▶ **Requirements**
In the material below, find how many lines contain the string "Apache". Write only that number.

▶ **Records for processing**
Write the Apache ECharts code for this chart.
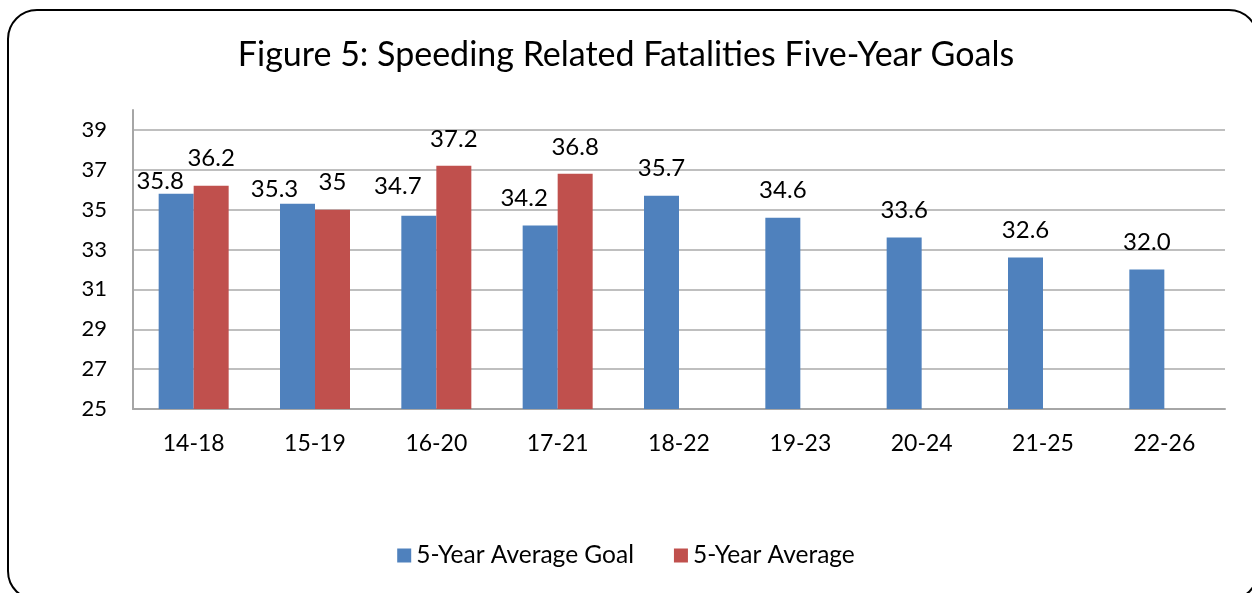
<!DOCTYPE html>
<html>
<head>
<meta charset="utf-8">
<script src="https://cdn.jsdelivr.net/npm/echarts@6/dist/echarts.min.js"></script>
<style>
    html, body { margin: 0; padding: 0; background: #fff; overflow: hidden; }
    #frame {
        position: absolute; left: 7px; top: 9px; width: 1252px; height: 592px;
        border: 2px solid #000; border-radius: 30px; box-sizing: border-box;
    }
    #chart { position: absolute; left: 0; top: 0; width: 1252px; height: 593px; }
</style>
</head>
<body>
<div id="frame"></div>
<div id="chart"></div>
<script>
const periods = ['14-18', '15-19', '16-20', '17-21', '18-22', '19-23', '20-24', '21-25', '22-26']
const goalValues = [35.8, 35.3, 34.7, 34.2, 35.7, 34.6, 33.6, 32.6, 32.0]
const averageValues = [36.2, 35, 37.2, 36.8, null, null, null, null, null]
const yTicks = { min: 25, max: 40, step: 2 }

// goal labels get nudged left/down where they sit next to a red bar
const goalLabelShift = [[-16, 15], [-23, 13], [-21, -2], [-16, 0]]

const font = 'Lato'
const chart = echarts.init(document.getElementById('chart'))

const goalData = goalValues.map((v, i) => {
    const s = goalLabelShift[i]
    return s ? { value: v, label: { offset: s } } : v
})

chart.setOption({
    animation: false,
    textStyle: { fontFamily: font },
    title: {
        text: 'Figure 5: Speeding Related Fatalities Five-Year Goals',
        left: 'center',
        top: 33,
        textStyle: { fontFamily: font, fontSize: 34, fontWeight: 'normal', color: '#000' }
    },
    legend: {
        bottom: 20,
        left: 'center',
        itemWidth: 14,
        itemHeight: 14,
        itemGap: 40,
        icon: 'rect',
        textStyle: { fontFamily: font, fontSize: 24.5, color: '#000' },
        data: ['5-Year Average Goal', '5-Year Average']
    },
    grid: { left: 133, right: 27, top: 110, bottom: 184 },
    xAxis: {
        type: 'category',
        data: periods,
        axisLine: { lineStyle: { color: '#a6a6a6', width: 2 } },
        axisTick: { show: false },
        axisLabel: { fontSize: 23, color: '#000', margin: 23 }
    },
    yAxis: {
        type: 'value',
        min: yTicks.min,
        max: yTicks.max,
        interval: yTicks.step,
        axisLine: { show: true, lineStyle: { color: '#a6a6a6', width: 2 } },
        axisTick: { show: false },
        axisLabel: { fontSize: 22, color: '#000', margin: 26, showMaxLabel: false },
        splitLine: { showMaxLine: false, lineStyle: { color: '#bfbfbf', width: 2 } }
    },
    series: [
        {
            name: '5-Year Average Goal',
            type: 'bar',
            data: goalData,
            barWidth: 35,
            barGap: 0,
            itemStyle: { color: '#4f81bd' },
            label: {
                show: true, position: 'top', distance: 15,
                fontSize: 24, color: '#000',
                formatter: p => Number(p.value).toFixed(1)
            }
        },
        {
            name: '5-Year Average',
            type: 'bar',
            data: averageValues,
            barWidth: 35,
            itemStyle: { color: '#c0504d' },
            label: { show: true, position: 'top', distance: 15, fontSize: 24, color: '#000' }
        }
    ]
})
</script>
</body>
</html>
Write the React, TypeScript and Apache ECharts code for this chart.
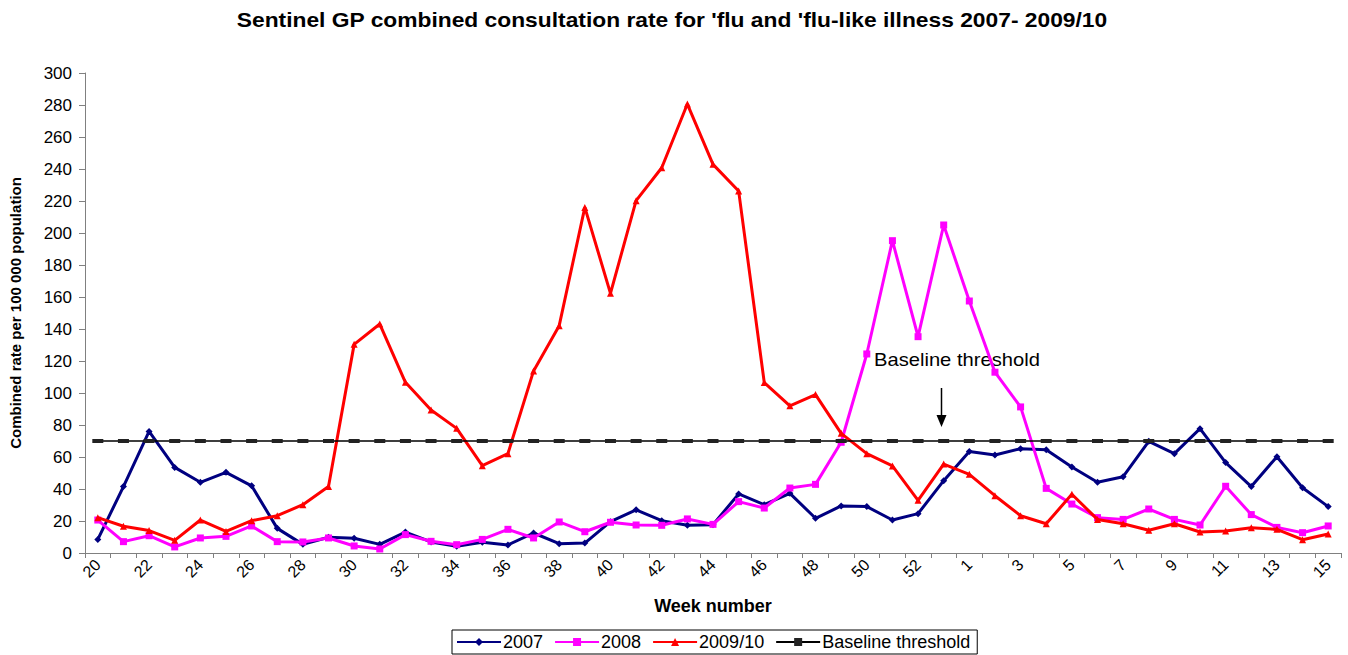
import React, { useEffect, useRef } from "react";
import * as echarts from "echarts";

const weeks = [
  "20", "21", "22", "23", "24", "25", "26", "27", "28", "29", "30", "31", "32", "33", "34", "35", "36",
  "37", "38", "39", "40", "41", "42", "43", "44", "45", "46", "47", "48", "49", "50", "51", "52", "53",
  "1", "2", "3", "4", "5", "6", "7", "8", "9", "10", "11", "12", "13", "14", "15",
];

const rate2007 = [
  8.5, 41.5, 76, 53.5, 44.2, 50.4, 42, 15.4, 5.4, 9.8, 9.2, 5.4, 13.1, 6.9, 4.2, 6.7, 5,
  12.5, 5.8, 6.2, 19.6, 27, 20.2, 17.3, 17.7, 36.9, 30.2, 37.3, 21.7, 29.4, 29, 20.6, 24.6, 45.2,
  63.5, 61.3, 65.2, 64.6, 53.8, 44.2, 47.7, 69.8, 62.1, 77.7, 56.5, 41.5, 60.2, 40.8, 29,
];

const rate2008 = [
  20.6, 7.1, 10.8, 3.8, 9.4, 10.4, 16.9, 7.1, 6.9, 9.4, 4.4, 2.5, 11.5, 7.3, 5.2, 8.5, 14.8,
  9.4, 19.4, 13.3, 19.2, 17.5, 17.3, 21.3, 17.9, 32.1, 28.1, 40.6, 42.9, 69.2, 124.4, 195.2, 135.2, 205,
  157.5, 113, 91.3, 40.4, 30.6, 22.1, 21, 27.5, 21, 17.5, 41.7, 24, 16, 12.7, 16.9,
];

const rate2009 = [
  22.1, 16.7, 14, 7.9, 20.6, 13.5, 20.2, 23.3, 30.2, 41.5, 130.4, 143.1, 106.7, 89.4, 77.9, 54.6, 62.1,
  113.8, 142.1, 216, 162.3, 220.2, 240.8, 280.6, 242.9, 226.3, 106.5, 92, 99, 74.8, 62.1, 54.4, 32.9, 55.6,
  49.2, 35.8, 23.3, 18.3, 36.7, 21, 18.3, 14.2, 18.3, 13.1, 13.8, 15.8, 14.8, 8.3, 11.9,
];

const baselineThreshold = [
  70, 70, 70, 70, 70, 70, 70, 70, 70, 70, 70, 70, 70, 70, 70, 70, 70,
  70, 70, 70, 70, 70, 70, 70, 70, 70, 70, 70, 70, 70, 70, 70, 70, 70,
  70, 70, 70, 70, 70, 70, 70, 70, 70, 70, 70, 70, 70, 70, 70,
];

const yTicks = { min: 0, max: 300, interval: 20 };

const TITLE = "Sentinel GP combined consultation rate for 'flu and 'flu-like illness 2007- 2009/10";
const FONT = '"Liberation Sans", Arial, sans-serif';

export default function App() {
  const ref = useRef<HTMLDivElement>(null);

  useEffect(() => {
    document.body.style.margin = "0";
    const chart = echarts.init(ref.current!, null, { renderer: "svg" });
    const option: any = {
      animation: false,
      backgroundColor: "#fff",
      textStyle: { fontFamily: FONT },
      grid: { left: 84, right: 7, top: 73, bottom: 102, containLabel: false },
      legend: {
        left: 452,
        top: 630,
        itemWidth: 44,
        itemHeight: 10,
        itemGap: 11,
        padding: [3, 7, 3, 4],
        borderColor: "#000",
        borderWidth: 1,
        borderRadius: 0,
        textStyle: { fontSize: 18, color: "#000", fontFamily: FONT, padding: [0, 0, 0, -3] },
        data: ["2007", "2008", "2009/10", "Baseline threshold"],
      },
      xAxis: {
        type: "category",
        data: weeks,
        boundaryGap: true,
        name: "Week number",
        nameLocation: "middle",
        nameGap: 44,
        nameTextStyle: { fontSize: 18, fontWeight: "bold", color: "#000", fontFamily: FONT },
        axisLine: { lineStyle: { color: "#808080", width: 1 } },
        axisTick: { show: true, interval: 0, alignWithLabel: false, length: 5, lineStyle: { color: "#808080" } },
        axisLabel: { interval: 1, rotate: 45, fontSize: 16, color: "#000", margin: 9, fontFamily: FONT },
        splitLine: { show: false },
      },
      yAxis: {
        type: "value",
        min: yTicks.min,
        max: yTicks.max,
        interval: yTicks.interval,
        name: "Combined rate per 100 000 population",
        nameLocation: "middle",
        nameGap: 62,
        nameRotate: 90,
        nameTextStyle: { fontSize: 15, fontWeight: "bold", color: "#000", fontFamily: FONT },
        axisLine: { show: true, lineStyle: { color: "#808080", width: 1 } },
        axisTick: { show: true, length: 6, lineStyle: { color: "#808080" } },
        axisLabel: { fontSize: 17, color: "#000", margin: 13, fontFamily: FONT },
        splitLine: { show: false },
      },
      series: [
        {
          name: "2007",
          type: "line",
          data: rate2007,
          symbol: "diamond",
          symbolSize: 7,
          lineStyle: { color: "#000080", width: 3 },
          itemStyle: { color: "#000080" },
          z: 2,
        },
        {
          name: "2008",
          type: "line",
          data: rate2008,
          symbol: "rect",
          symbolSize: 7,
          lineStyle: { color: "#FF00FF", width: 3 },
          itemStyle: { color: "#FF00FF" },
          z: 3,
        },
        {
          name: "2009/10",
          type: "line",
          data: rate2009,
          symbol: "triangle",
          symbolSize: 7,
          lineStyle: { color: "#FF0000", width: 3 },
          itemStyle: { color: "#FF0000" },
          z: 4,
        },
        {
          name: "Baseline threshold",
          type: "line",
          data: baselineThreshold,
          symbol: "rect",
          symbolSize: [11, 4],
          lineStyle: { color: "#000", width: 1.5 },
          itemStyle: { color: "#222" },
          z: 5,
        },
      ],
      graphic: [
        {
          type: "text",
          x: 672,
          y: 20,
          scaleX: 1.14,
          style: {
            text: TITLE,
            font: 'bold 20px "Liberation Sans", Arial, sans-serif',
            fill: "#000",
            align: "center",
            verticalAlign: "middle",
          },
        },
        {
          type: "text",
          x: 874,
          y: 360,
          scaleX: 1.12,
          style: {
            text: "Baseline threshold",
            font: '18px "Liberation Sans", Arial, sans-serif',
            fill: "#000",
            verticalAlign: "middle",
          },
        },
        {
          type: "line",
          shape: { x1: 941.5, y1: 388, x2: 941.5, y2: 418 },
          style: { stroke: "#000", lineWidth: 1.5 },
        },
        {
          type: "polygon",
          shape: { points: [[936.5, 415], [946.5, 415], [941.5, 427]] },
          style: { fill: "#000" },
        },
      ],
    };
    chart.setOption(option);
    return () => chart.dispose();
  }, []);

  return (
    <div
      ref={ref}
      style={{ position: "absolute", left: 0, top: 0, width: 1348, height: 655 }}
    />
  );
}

▶ **Solved exercise**
2